Oleh karena itu, tidak ada klaim penafsiran yang paling benar dan sah dalam memaknai sebuah teks. Kritik Ibn al-Labbad atas penafsiran al-Syafi‘i merupakan sebuah tindakan agar teks hadis tidak tertutup dan terkunci hanya dalam pemahaman mazhab Syafi‘i saja. Begitu juga yang dilakukan oleh al-Syafi‘i juga merupakan sebuah tindakan agar pemahaman hadis tidak didominasi dan dikuasai oleh Malik saja.
Pemikiran
mazhab ini (al-fikr al-maẓhabi) menurut al-Jabiri tidak hanya sebagai
konten (al-fikr al-muhtawa), tetapi juga merupakan instrumen (al-fikr
al-‘adah) yang menghasilkan nalar ilmiah dan ideologis. Kedua nalar
tersebut bukanlah alamiah, namun hasil dari persinggungan dari lingkungan alam,
sosial dan budaya.
Kritik Ibn al-Labbad terhadap pemahaman hadis al-Syafi‘i selalu terbuka. Pemahaman ini juga menyesuaikan dengan sesuai situasi, kondisi dan letak geografis dimana sebuah teks berada. Pemahaman tentang tumbuh-tumbuhan dan hewan-hewan yang wajib dizakati juga berbeda jenis dan ukurannya.
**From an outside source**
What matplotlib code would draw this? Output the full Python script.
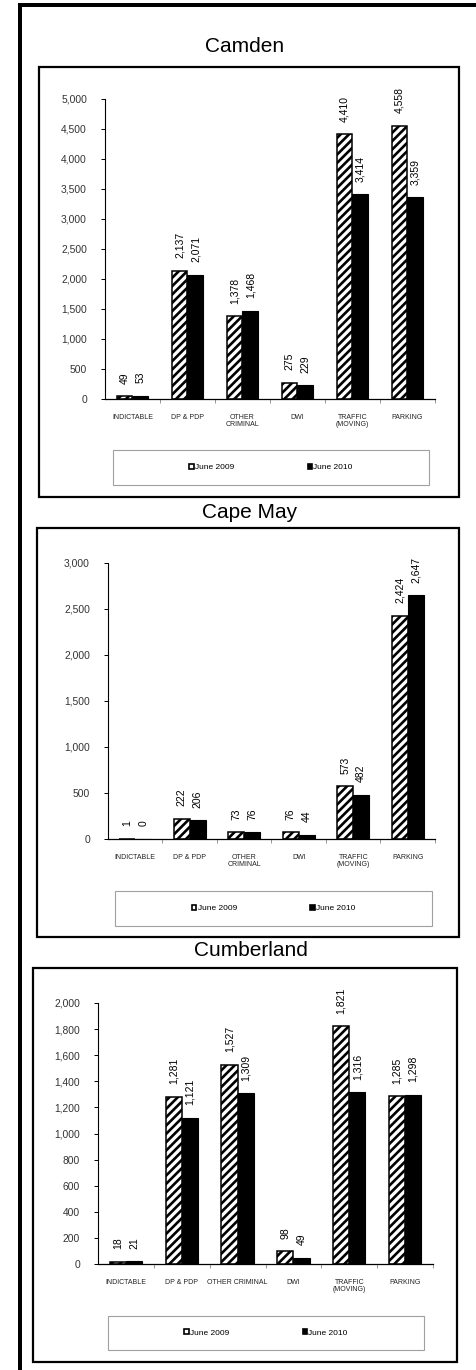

Oleh karena itu, pemahaman hadis tidak lagi harus
sama seperti tertulis di dalam teks-teks klasik. Pemahaman harus tetap berjalan
dan menyesuaikan dengan perkembangan zaman. Mungkin pemahaman masa lalu benar di
tempat dan zamannya, dan mungkin tidak lagi bisa diterapkan tempat dan zaman
yang lain.
Kritik
adalah keseimbangan dalam diskursus ilmiah, terlepas dari penggunaan istilah
dan pilihan kata yang ekstrim dan keras sebagaimana dilakukan Ibn al-Labbad. Kritik
merupakan salah satu cara untuk memandang kekurangan dalam argumentasi dan
pendapat yang diajukan oleh orang lain. Oleh karena itu, tidak berarti yang
memberikan kritik adalah yang benar dan yang dikritik adalah yang salah.
Keduanya benar sesuai dengan perspektif, tempat dan zamannya masing-masing.